COME SI VINCE UNA CAMPAGNA ELETTORALE? LO SPIEGA IL COORDINATORE DEI SOCIAL DI TRUMP
ACQUISTO DI DATABASE DEGLI ELETTORI E CONCESSIONE DEI BIG DATA DEI SOCIAL NETWORK: SPESA 100 MILIONI DI DOLLARI… C’E’ UN PARTITO ITALIANO CHE HA FATTO UN CONTRATTO MILIONARIO
Brad Parscale, il coordinatore dei social di Trump nelle presidenziali, non ha dubbi: si prende un libretto degli assegni e se ne stacca uno da 100 milioni di dollari per Facebook e, in proporzione, per Twitter e Google e si danno le istruzioni che questi service provider eseguiranno disciplinatamente.
Le dichiarazioni rilasciate nei giorni scorsi al supplemento Affari e Finanza di Repubblica del regista della campagna elettorale digitale del presidente americano non lasciano spazio alle illazioni e tanto meno alle fake news.
Parscale, che tra l’altro ci toglie ogni illusione sulla complicità di Marx Zuckerberg, notando come sia stato difficile che i dirigenti del social network non si fossero accorti di una commessa da 100 milioni di dollari, spiega dettagliatamente come si costruisce un implacabile grafo sociale che coinvolga esattamente gli elettori che si vogliono raggiungere: stato per Stato, città per città , strada per strada.
La sovrapposizione di flussi di big data provenienti da social e da data base locali, acquisiti non si precisa con quale tecnica se non con lo stesso libretto degli assegni, permette di identificare individualmente ogni singolo elettore e raggiungerlo, proprio mentre sta maturando la sua decisione di voto con una rete di volontari che fisicamente battono alla sua porta, sapendo perfettamente non solo cosa pensi ma come parla il loro interlocutore.
La tesi di Parscale viene poi resa ancora più inquietante da un’altra intervista impari proprio di fianco: a Alexander Nix, amministratore delegato di Cambridge Analytica, la tenebrosa società britannica che supportò lo stesso Trump nella strategia elettorale.
Nix, anche lui senza nessuna contorsione o imbarazzo, descrive chiaramente la mossa vincente del presidente americano: essersi assicurato, anni prima, il più completo e ricco database con i profili di 230 milioni di elettori, con il quale grazie alla concessione dei big data da parte dei social network che erano stati pagati profumatamente, è stato possibile elaborare quelle che lui chiama esotericamente “psicometriche”, con le quale influenzare esattamente quel tipo di elettori che si volevano conquistare, negli stati strategici, nelle contee in bilico.
Siamo dunque a una svolta del gioco elettorale e della stessa democrazia così come l’abbiamo fino a ora conosciuta: più ancora degli interessi materiali, come aveva già previsto Manuel Castells, nella società iperconnessa contano gli stati d’animo, anzi conta la capacità di determinare significati dell’immaginario, scriveva il sociologo catalano.
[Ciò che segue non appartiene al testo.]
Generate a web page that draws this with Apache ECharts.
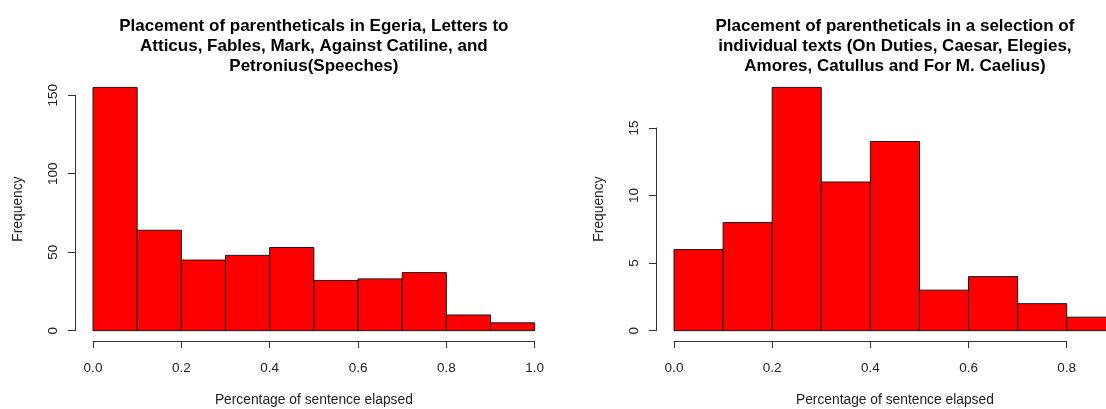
<!DOCTYPE html>
<html>
<head>
<meta charset="utf-8">
<script src="https://cdn.jsdelivr.net/npm/echarts@6/dist/echarts.min.js"></script>
<style>
html,body{margin:0;padding:0;background:#fff;}
#chart{width:1106px;height:409px;}
</style>
</head>
<body>
<div id="chart"></div>
<script>
// ---- data ----
const titleLeft = "Placement of parentheticals in Egeria, Letters to\nAtticus, Fables, Mark, Against Catiline, and\nPetronius(Speeches)";
const titleRight = "Placement of parentheticals in a selection of\nindividual texts (On Duties, Caesar, Elegies,\nAmores, Catullus and For M. Caelius)";
const xLabel = "Percentage of sentence elapsed";
const yLabel = "Frequency";
const breaksLeft = [0, 0.1, 0.2, 0.3, 0.4, 0.5, 0.6, 0.7, 0.8, 0.9, 1.0];
const countsLeft = [155, 64, 45, 48, 53, 32, 33, 37, 10, 5];
const breaksRight = [0, 0.1, 0.2, 0.3, 0.4, 0.5, 0.6, 0.7, 0.8, 0.9];
const countsRight = [6, 8, 18, 11, 14, 3, 4, 2, 1];

// ---- helpers ----
const FONT = "'Liberation Sans', Arial, sans-serif";
const AX = '#333';
const TXT = '#222';
const CANVAS_W = 1106;

function histData(breaks, counts) {
  return counts.map((c, i) => [breaks[i], breaks[i + 1], c]);
}
function renderBar(params, api) {
  const p0 = api.coord([api.value(0), api.value(2)]);
  const p1 = api.coord([api.value(1), 0]);
  return {
    type: 'rect',
    shape: { x: p0[0], y: p0[1], width: p1[0] - p0[0], height: p1[1] - p0[1] },
    style: { fill: '#ff0000', stroke: '#1a1a1a', lineWidth: 1 }
  };
}

// layout (R-like plot regions with 4% axis extension)
const plotTop = 77.7, plotBottom = 340.4, axisLineY = 341;
function panel(opts) {
  const xr = opts.xmaxData;
  const ext = 0.04 * xr;
  const plotLeft = opts.x0px - ext * opts.pxPerUnit;
  const fullWidth = (xr + 2 * ext) * opts.pxPerUnit;
  const plotWidth = Math.min(fullWidth, CANVAS_W - plotLeft);   // figure is cropped at the right edge
  const xMin = -ext;
  const xMax = xMin + plotWidth / opts.pxPerUnit;
  const yExt = 0.04 * opts.ymaxData;
  const plotH = plotBottom - plotTop;
  const yPer = plotH / (opts.ymaxData + 2 * yExt);
  const y0px = plotBottom - yExt * yPer;
  const yTopTick = y0px - opts.yTickMax * yPer;
  return {
    grids: [
      { left: plotLeft, top: plotTop, width: plotWidth, height: plotH },
      { left: opts.x0px, top: plotTop, width: opts.xAxisMax * opts.pxPerUnit, height: axisLineY - plotTop },
      { left: Math.floor(plotLeft), top: yTopTick, width: 100, height: y0px - yTopTick }
    ],
    center: plotLeft + fullWidth / 2,
    xMin, xMax, yExt, ymax: opts.ymaxData
  };
}

const P = [
  panel({ x0px: 93, pxPerUnit: 441.7, xmaxData: 1.0, xAxisMax: 1.0, ymaxData: 155, yTickMax: 150 }),
  panel({ x0px: 674, pxPerUnit: 490.9, xmaxData: 0.9, xAxisMax: 0.8, ymaxData: 18, yTickMax: 15 })
];
const yIntervals = [50, 5];
const xAxisMaxes = [1.0, 0.8];
const yTickMaxes = [150, 15];
const series = [histData(breaksLeft, countsLeft), histData(breaksRight, countsRight)];
const titles = [titleLeft, titleRight];

const option = { animation: false, backgroundColor: '#fff', grid: [], xAxis: [], yAxis: [], series: [], title: [] };

P.forEach((p, k) => {
  const g = option.grid.length;
  p.grids.forEach(gr => option.grid.push(Object.assign({ containLabel: false }, gr)));
  option.title.push({
    text: titles[k], left: p.center, top: 16, textAlign: 'center', padding: 0,
    textStyle: { fontFamily: FONT, fontSize: 17, fontWeight: 'bold', color: '#000', lineHeight: 20 }
  });
  // plot grid axes (hidden lines, carry names)
  option.xAxis.push({
    type: 'value', gridIndex: g, min: p.xMin, max: p.xMax,
    axisLine: { show: false }, axisTick: { show: false }, axisLabel: { show: false }, splitLine: { show: false }
  });
  option.yAxis.push({
    type: 'value', gridIndex: g, min: -p.yExt, max: p.ymax + p.yExt,
    axisLine: { show: false }, axisTick: { show: false }, axisLabel: { show: false }, splitLine: { show: false },
    name: yLabel, nameLocation: 'middle', nameGap: 50,
    nameTextStyle: { fontFamily: FONT, fontSize: 13.8, color: TXT }
  });
  // x axis grid
  option.xAxis.push({
    type: 'value', gridIndex: g + 1, min: 0, max: xAxisMaxes[k], interval: 0.2,
    axisLine: { show: true, lineStyle: { color: AX, width: 1 } },
    axisTick: { show: true, inside: false, length: 7, lineStyle: { color: AX, width: 1 } },
    axisLabel: { show: true, margin: 20, fontFamily: FONT, fontSize: 13.5, color: TXT, formatter: v => v.toFixed(1) },
    splitLine: { show: false }
  });
  option.yAxis.push({ type: 'value', gridIndex: g + 1, show: false });
  // y axis grid
  option.xAxis.push({ type: 'value', gridIndex: g + 2, show: false });
  option.yAxis.push({
    type: 'value', gridIndex: g + 2, min: 0, max: yTickMaxes[k], interval: yIntervals[k],
    axisLine: { show: true, lineStyle: { color: AX, width: 1 } },
    axisTick: { show: true, inside: false, length: 7, lineStyle: { color: AX, width: 1 } },
    axisLabel: { show: true, rotate: 90, margin: 15, fontFamily: FONT, fontSize: 13.5, color: TXT },
    splitLine: { show: false }
  });
  option.series.push({
    type: 'custom', xAxisIndex: g, yAxisIndex: g, renderItem: renderBar,
    encode: { x: [0, 1], y: 2 }, data: series[k], clip: false
  });
});

// x-axis titles, centred on the (uncropped) plot regions
option.graphic = P.map(p => ({
  type: 'text', x: p.center, y: 400, silent: true,
  style: { text: xLabel, fontFamily: FONT, fontSize: 13.8, fill: TXT, align: 'center', verticalAlign: 'middle' }
}));

const chart = echarts.init(document.getElementById('chart'), null, { renderer: 'canvas' });
chart.setOption(option);
</script>
</body>
</html>
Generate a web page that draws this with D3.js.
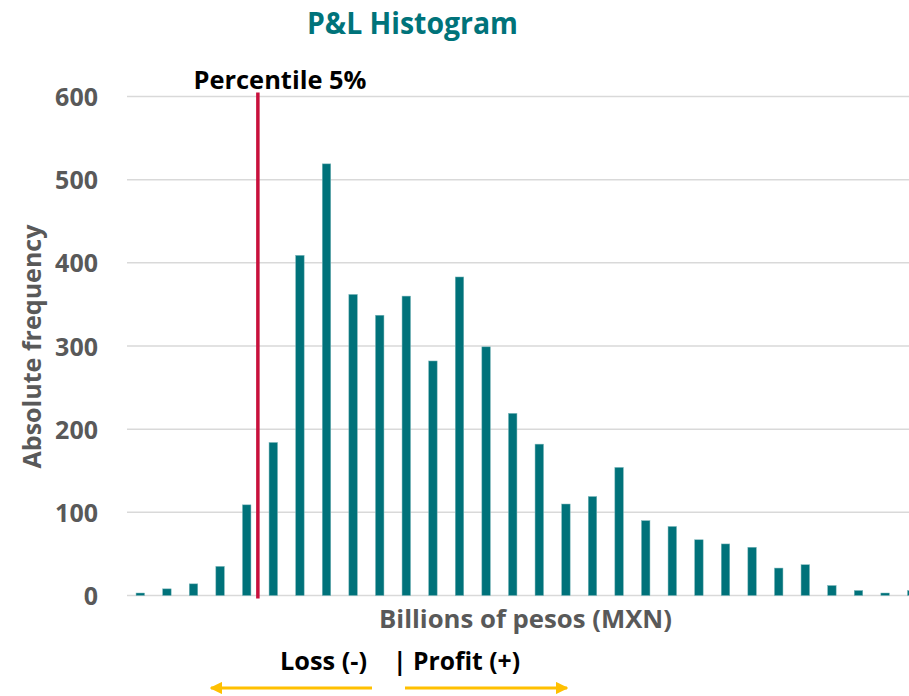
<!DOCTYPE html>
<html>
<head>
<meta charset="utf-8">
<script src="https://cdn.jsdelivr.net/npm/d3@7"></script>
<style>
  body { margin: 0; background: #fff; }
  svg { display: block; font-family: "Open Sans", Lato, sans-serif; font-weight: bold; }
</style>
</head>
<body>
<div id="chart"></div>
<script>
// frequencies, one per bin (left = loss, right = profit)
var frequencies = [3, 8, 14, 35, 109, 184, 409, 519, 362, 337, 360, 282, 383, 299, 219,
                   182, 110, 119, 154, 90, 83, 67, 62, 58, 33, 37, 12, 6, 3, 6];
var bins = frequencies.map(function(d, i){ return "b" + (i + 1); });
var yTicks = [0, 100, 200, 300, 400, 500, 600];
var percentileBin = 4.42;   // fractional bin position of the 5% percentile

var width = 909, height = 696;
var margin = {top: 96.5, left: 127, bottom: 100.5};
var plotWidth = 798;   // runs past the right edge, last bar is cut like the original

var svg = d3.select("#chart").append("svg")
    .attr("width", width).attr("height", height);

var x = d3.scaleBand()
    .domain(bins)
    .range([margin.left, margin.left + plotWidth])
    .paddingInner(0.68)
    .paddingOuter(0.34);

var y = d3.scaleLinear()
    .domain([0, 600])
    .range([height - margin.bottom, margin.top]);

// gridlines
svg.append("g")
  .selectAll("line")
  .data(yTicks)
  .join("line")
    .attr("x1", margin.left)
    .attr("x2", width)
    .attr("y1", d => y(d))
    .attr("y2", d => y(d))
    .attr("stroke", "#d9d9d9")
    .attr("stroke-width", 1.5);

// y axis labels
var yAxis = svg.append("g")
    .attr("transform", "translate(98,0)")
    .call(d3.axisLeft(y).tickValues(yTicks).tickSize(0).tickPadding(0));
yAxis.select(".domain").remove();
yAxis.selectAll("text")
    .attr("fill", "#595959")
    .attr("font-size", 25)
    .attr("font-family", "'Open Sans', sans-serif")
    .attr("font-weight", "bold")
    .attr("dy", "0.36em");

// bars
svg.append("g")
  .selectAll("rect")
  .data(frequencies)
  .join("rect")
    .attr("x", (d, i) => x(bins[i]))
    .attr("width", x.bandwidth())
    .attr("y", d => y(d))
    .attr("height", d => y(0) - y(d))
    .attr("fill", "#00727a")
    .attr("stroke", "#7fb8bc")
    .attr("stroke-width", 0.5);

// percentile line
var px = x(bins[0]) + x.bandwidth() / 2 + percentileBin * x.step();
svg.append("line")
    .attr("x1", px).attr("x2", px)
    .attr("y1", y(600) - 4).attr("y2", y(0) + 3)
    .attr("stroke", "#c8103c")
    .attr("stroke-width", 3.5);

function label(txt, xx, yy, size, color, anchor, len) {
  return svg.append("text")
      .attr("x", xx).attr("y", yy)
      .attr("text-anchor", anchor)
      .attr("font-size", size)
      .attr("fill", color)
      .attr("textLength", len)
      .attr("lengthAdjust", "spacingAndGlyphs")
      .text(txt);
}

label("Percentile 5%", 280, 89, 24.5, "#000", "middle", 173);
label("P&L Histogram", 412.5, 34, 29.5, "#00737a", "middle", 211);
label("Billions of pesos (MXN)", 525.5, 628, 25.5, "#595959", "middle", 293);
label("Loss (-)", 280, 670, 25, "#000", "start", 87);
label("| Profit (+)", 393, 670, 25, "#000", "start", 127);

label("Absolute frequency", 0, 0, 25.5, "#595959", "middle", 244)
    .attr("transform", "translate(41,346.5) rotate(-90)");

// arrows under the loss / profit note
var defs = svg.append("defs");
defs.append("marker")
    .attr("id", "arrow")
    .attr("viewBox", "0 0 10 10")
    .attr("refX", 9).attr("refY", 5)
    .attr("markerWidth", 4.2).attr("markerHeight", 4.2)
    .attr("orient", "auto")
  .append("path")
    .attr("d", "M0,0 L10,5 L0,10 z")
    .attr("fill", "#ffc000");

svg.append("line")
    .attr("x1", 372).attr("x2", 211)
    .attr("y1", 688).attr("y2", 688)
    .attr("stroke", "#ffc000").attr("stroke-width", 3)
    .attr("marker-end", "url(#arrow)");

svg.append("line")
    .attr("x1", 405).attr("x2", 567)
    .attr("y1", 688).attr("y2", 688)
    .attr("stroke", "#ffc000").attr("stroke-width", 3)
    .attr("marker-end", "url(#arrow)");
</script>
</body>
</html>
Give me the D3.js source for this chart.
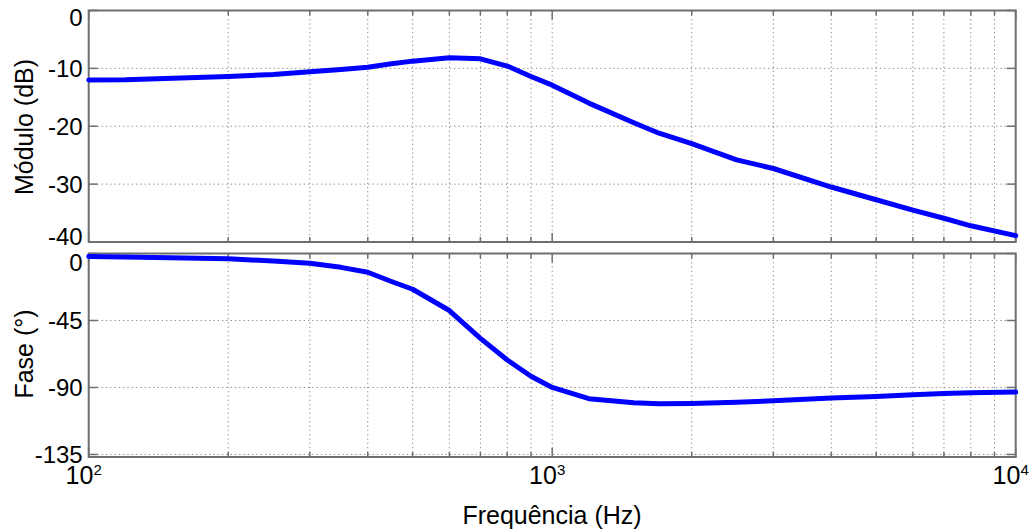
<!DOCTYPE html>
<html>
<head>
<meta charset="utf-8">
<script src="https://cdn.jsdelivr.net/npm/d3@7"></script>
<style>
  body { margin: 0; background: #fff; }
  svg text { font-family: "Liberation Sans", Arial, Helvetica, sans-serif; fill: #000; }
</style>
</head>
<body>
<svg id="chart" width="1035" height="532"></svg>
<script>
// Frequency response samples (Bode plot)
const freqHz = [100, 120, 200, 250, 300, 350, 400, 450, 500, 600, 700, 800, 900, 1000,
                1200, 1500, 1700, 2000, 2500, 3000, 4000, 5000, 6000, 7000, 8000, 10000];
const magnitudeDb = [-12.0, -11.95, -11.4, -11.05, -10.6, -10.2, -9.8, -9.2, -8.75, -8.15, -8.35,
                     -9.6, -11.4, -12.9, -16.0, -19.4, -21.2, -23.0, -25.8, -27.3, -30.5,
                     -32.7, -34.5, -35.9, -37.2, -38.9];
const phaseDeg = [-2.0, -2.3, -3.6, -5.0, -6.5, -9.3, -12.6, -18.8, -24.0, -38.3, -57.0,
                  -71.5, -82.5, -90.0, -97.5, -100.3, -101.0, -100.7, -100.0, -98.9, -97.1,
                  -96.0, -94.9, -94.0, -93.6, -93.1];

const magTicks = [0, -10, -20, -30, -40];
const phaseTicks = [0, -45, -90, -135];
const decadeTicks = [100, 1000, 10000];
const decadeExponents = ["2", "3", "4"];

const magTitle = "Módulo (dB)";
const phaseTitle = "Fase (°)";
const freqTitle = "Frequência (Hz)";

// ---- layout ----
const left = 88.7, right = 1015.7;
const svg = d3.select("#chart");

const x = d3.scaleLog().domain([100, 10000]).range([left, right]);
const allFreqTicks = x.ticks(); // 100, 200, ... 900, 1000, 2000, ... 10000

const panels = [
  { top: 10.5, bottom: 242, y: d3.scaleLinear().domain([-40, 0]).range([242, 10.5]),
    ticks: magTicks, values: magnitudeDb, title: magTitle, titleY: 127, topShift: 7, bottomShift: -6 },
  { top: 253.5, bottom: 457, y: d3.scaleLinear().domain([-136.7, 0]).range([457, 253.5]),
    ticks: phaseTicks, values: phaseDeg, title: phaseTitle, titleY: 354, topShift: 8.5, bottomShift: -6 }
];

const axisColor = "#6f6f6f";
const gridColor = "#8a8a8a";

panels.forEach((p) => {
  const g = svg.append("g");
  const [dMin, dMax] = p.y.domain();

  // dotted grid
  g.selectAll("line.vgrid")
    .data(allFreqTicks.filter(f => f > 100 && f < 10000))
    .join("line")
    .attr("x1", d => x(d)).attr("x2", d => x(d))
    .attr("y1", p.top).attr("y2", p.bottom)
    .attr("stroke", gridColor).attr("stroke-width", 1)
    .attr("stroke-dasharray", "1.3,3");

  g.selectAll("line.hgrid")
    .data(p.ticks.filter(v => v > dMin && v < dMax))
    .join("line")
    .attr("x1", left).attr("x2", right)
    .attr("y1", d => p.y(d)).attr("y2", d => p.y(d))
    .attr("stroke", gridColor).attr("stroke-width", 1)
    .attr("stroke-dasharray", "1.3,3");

  // tick marks on all four sides
  const yt = g.append("g");
  p.ticks.forEach(v => {
    const yy = p.y(v);
    yt.append("line").attr("x1", left).attr("x2", left + 9).attr("y1", yy).attr("y2", yy);
    yt.append("line").attr("x1", right - 9).attr("x2", right).attr("y1", yy).attr("y2", yy);
  });
  allFreqTicks.forEach(f => {
    const xx = x(f);
    const len = decadeTicks.includes(f) ? 9 : 5;
    yt.append("line").attr("x1", xx).attr("x2", xx).attr("y1", p.top).attr("y2", p.top + len);
    yt.append("line").attr("x1", xx).attr("x2", xx).attr("y1", p.bottom).attr("y2", p.bottom - len);
  });
  yt.selectAll("line").attr("stroke", axisColor).attr("stroke-width", 1.5);

  // frame
  g.append("rect")
    .attr("x", left).attr("y", p.top)
    .attr("width", right - left).attr("height", p.bottom - p.top)
    .attr("fill", "none").attr("stroke", axisColor).attr("stroke-width", 2);

  // y tick labels
  g.selectAll("text.ytick")
    .data(p.ticks)
    .join("text")
    .attr("x", left - 6)
    .attr("y", d => {
      let yy = p.y(d);
      if (d === dMax) yy += p.topShift;
      if (d === dMin) yy += p.bottomShift;
      return yy;
    })
    .attr("text-anchor", "end")
    .attr("dominant-baseline", "central")
    .attr("font-size", 24)
    .text(d => d);

  // y title
  g.append("text")
    .attr("transform", `translate(24,${p.titleY}) rotate(-90)`)
    .attr("text-anchor", "middle")
    .attr("dominant-baseline", "central")
    .attr("font-size", 25)
    .text(p.title);

  // response curve
  const line = d3.line()
    .x((d, i) => x(freqHz[i]))
    .y(d => p.y(d));
  g.append("path")
    .attr("d", line(p.values))
    .attr("fill", "none")
    .attr("stroke", "#0000ff")
    .attr("stroke-width", 5)
    .attr("stroke-linejoin", "round")
    .attr("stroke-linecap", "round");
});

// decade labels under the lower panel
const xl = svg.append("g");
decadeTicks.forEach((f, i) => {
  const t = xl.append("text")
    .attr("x", x(f) - 5)
    .attr("y", 484)
    .attr("text-anchor", "middle")
    .attr("font-size", 25);
  t.append("tspan").text("10");
  t.append("tspan").attr("font-size", 15).attr("dy", -9).text(decadeExponents[i]);
});

svg.append("text")
  .attr("x", 552)
  .attr("y", 524)
  .attr("text-anchor", "middle")
  .attr("font-size", 25)
  .text(freqTitle);
</script>
</body>
</html>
Quella lezione, del tutto snobbata da una sinistra che lungo tutto il Novecento, forse inconsapevolmente, riuscì a stare in campo proprio per la sua capacità di imporre significati nell’immaginario collettivo, è stata invece assimilata e adeguata proprio dalla squadra del miliardario reazionario divenuto presidente.
La disponibilità di flussi inesauribili di dati individuali, creati ed elaborati da algoritmi esclusivi determinano una potenza di condizionamento che la tv non poteva nemmeno vagheggiare.
A questo punto il tema è: una potenza di tale impatto e squassante condizionamento può rimanere privata e proprietà a disposizione solo di chi paga di più?
La stampa, la tv, ma persino il denaro sono stati come potenze sociali sottoposte a regole e vincoli di trasparenza.
La questione non è solo accademica ormai. Infatti il vero messaggio aggiuntivo che l’intervista al nostro mister Nix di Cambridge Analitica ha diffuso era che il personaggio è stato contattato mentre era in Italia.
Che si faceva nel nostro paese in piena vigilia elettorale?
Sembra che un non meglio partito italiano abbia siglato con la sua società un contratto milionario per l’assistenza dell’imminente consultazione elettorale.
Siamo dunque, anche nel nostro paese, al combinato disposto fra libretto degli assegni e algoritmi. Vince chi usa di più e meglio i due strumenti.
Poi fra qualche anno faremo qualche bel convegno sul come e con chi furono vinte le elezioni del 2018.
A meno che qualcuno, come mostra di fare l’Agcom, l’authority delle comunicazioni, dia segni di permanenza in vita e provi addirittura a essere contemporanea agli eventi, imponendo un osservatorio sulle strategie non pubbliche della comunicazione politica.